04/02/2011 10:35 | Updated 22 May 2015

Figures from Cancer Research UK published today show cases of breast cancer are on the rise in this country, with one in eight women developing the disease. That's a 3.5% increase compared with statistics from 1999, when a woman's lifetime risk of developing breast cancer was one in nine.

woman-using-exercise-bike-breast-cancerExercising more could help reduce your breast cancer risk. Photo: Getty, Stefanie Aulmann

But it's not all doom and gloom. While the biggest increase in cases is seen in older women, experts claim the number of younger women developing breast cancer has dropped slightly to one in five (that's women under the age of 49).

Diagnosis and survival rates are improving too, with two-thirds of women diagnosed with breast cancer surviving for 20 years or more. Three-quarters of women with breast cancer are now living for at least 10 years after being diagnosed with the disease, thanks to things like improved breast awareness, screening and treatments.

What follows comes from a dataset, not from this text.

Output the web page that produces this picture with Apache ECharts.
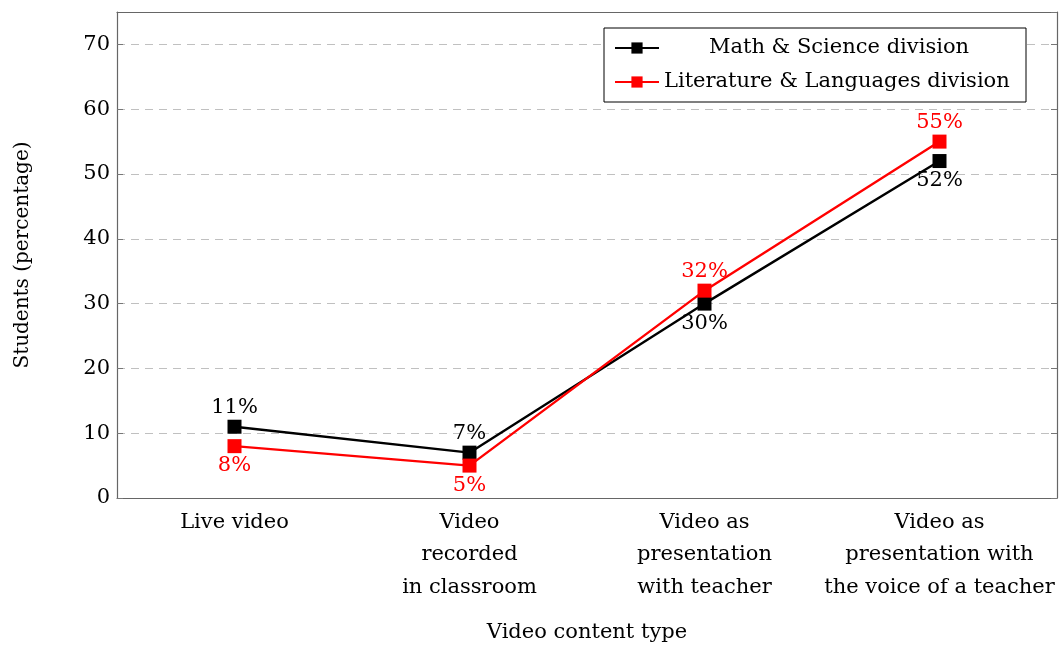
<!DOCTYPE html>
<html>
<head>
<meta charset="utf-8">
<script src="https://cdn.jsdelivr.net/npm/echarts@6/dist/echarts.min.js"></script>
<style>
  html, body { margin: 0; padding: 0; background: #fff; }
  #chart { width: 1059px; height: 646px; }
</style>
</head>
<body>
<div id="chart"></div>
<script>
// categories and values
var categories = [
  'Live video',
  'Video\nrecorded\nin classroom',
  'Video as\npresentation\nwith teacher',
  'Video as\npresentation with\nthe voice of a teacher'
];
var mathScience = [11, 7, 30, 52];
var litLanguages = [8, 5, 32, 55];
// where each value label sits, per point
var mathLabelPos = ['top', 'top', 'bottom', 'bottom'];
var litLabelPos = ['bottom', 'bottom', 'top', 'top'];
var yTicks = [0, 10, 20, 30, 40, 50, 60, 70];

var font = 'DejaVu Serif';
var axisGray = '#666';
var tickGray = '#777';

function withLabels(values, positions) {
  return values.map(function(v, i) {
    return {
      value: v,
      label: { position: positions[i] }
    };
  });
}

var chart = echarts.init(document.getElementById('chart'));

var option = {
  animation: false,
  textStyle: { fontFamily: font },
  grid: { left: 117, right: 2, top: 12, bottom: 148, outerBoundsMode: 'none', containLabel: false },
  legend: {
    orient: 'vertical',
    left: 604,
    top: 28,
    padding: [8, 12, 8, 10],
    itemGap: 10,
    itemWidth: 44,
    itemHeight: 14,
    borderColor: '#000',
    borderWidth: 1,
    backgroundColor: '#fff',
    textStyle: { fontFamily: font, fontSize: 21, color: '#000', lineHeight: 24 },
    data: [
      {
        name: 'Math & Science division',
        textStyle: {
          rich: { c: { width: 350, align: 'center', fontSize: 21, lineHeight: 24, fontFamily: font, color: '#000' } }
        }
      },
      { name: 'Literature & Languages division' }
    ],
    formatter: function(name) {
      if (name === 'Math & Science division') return '{c|' + name + '}';
      return name;
    }
  },
  xAxis: [
    {
      type: 'category',
      data: categories,
      boundaryGap: true,
      name: 'Video content type',
      nameLocation: 'middle',
      nameGap: 124,
      nameTextStyle: { fontFamily: font, fontSize: 21, color: '#000' },
      axisLine: { onZero: false, lineStyle: { color: axisGray, width: 1.2 } },
      axisTick: { inside: true, length: 7, alignWithLabel: true, lineStyle: { color: tickGray } },
      axisLabel: { fontFamily: font, fontSize: 21, color: '#000', lineHeight: 32.5, margin: 8, interval: 0 },
      splitLine: { show: false }
    },
    {
      type: 'category',
      data: categories,
      position: 'top',
      axisLine: { show: true, onZero: false, lineStyle: { color: axisGray, width: 1.2 } },
      axisTick: { inside: true, length: 7, alignWithLabel: true, lineStyle: { color: tickGray } },
      axisLabel: { show: false },
      splitLine: { show: false }
    }
  ],
  yAxis: [
    {
      type: 'value',
      min: 0,
      max: 75,
      interval: 10,
      name: 'Students (percentage)',
      nameLocation: 'middle',
      nameGap: 84,
      nameTextStyle: { fontFamily: font, fontSize: 20, color: '#000' },
      axisLine: { show: true, onZero: false, lineStyle: { color: axisGray, width: 1.2 } },
      axisTick: { show: true, inside: true, length: 6, lineStyle: { color: tickGray } },
      axisLabel: {
        fontFamily: font, fontSize: 21, color: '#000', margin: 7,
        showMaxLabel: false,
        formatter: function(v) { return yTicks.indexOf(v) >= 0 ? String(v) : ''; }
      },
      splitLine: { show: true, lineStyle: { color: '#c0c0c0', type: [8, 6], width: 1 } }
    },
    {
      type: 'value',
      min: 0,
      max: 75,
      interval: 10,
      position: 'right',
      axisLine: { show: true, onZero: false, lineStyle: { color: axisGray, width: 1.2 } },
      axisTick: { show: true, inside: true, length: 6, lineStyle: { color: tickGray } },
      axisLabel: { show: false },
      splitLine: { show: false }
    }
  ],
  series: [
    {
      name: 'Math & Science division',
      type: 'line',
      data: withLabels(mathScience, mathLabelPos),
      color: '#000',
      symbol: 'rect',
      symbolSize: 14,
      lineStyle: { color: '#000', width: 2.4 },
      itemStyle: { color: '#000' },
      label: {
        show: true,
        distance: 2,
        fontFamily: font,
        fontSize: 21,
        color: '#000',
        formatter: '{c}%'
      },
      z: 3
    },
    {
      name: 'Literature & Languages division',
      type: 'line',
      data: withLabels(litLanguages, litLabelPos),
      color: '#f00',
      symbol: 'rect',
      symbolSize: 14,
      lineStyle: { color: '#f00', width: 2.4 },
      itemStyle: { color: '#f00' },
      label: {
        show: true,
        distance: 2,
        fontFamily: font,
        fontSize: 21,
        color: '#f00',
        formatter: '{c}%'
      },
      z: 4
    }
  ]
};

chart.setOption(option);
</script>
</body>
</html>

The reason more and more women are developing breast cancer, say cancer experts, is simply down to our lifestyles. We're eating more, so we're heavier on average than we used to be. And we're drinking more alcohol and not doing as much exercise as we should. Some experts also claim that having children later in life can also increase your risk of developing breast cancer.

Separate figures released by the World Cancer Research Fund confirm the idea that lifestyle plays a huge part in cancer risk. According to WCRF experts, if everyone had a healthy lifestyle in Britain, there could be 79,000 fewer cases of cancer in the country each year.

What are you doing to reduce your risk?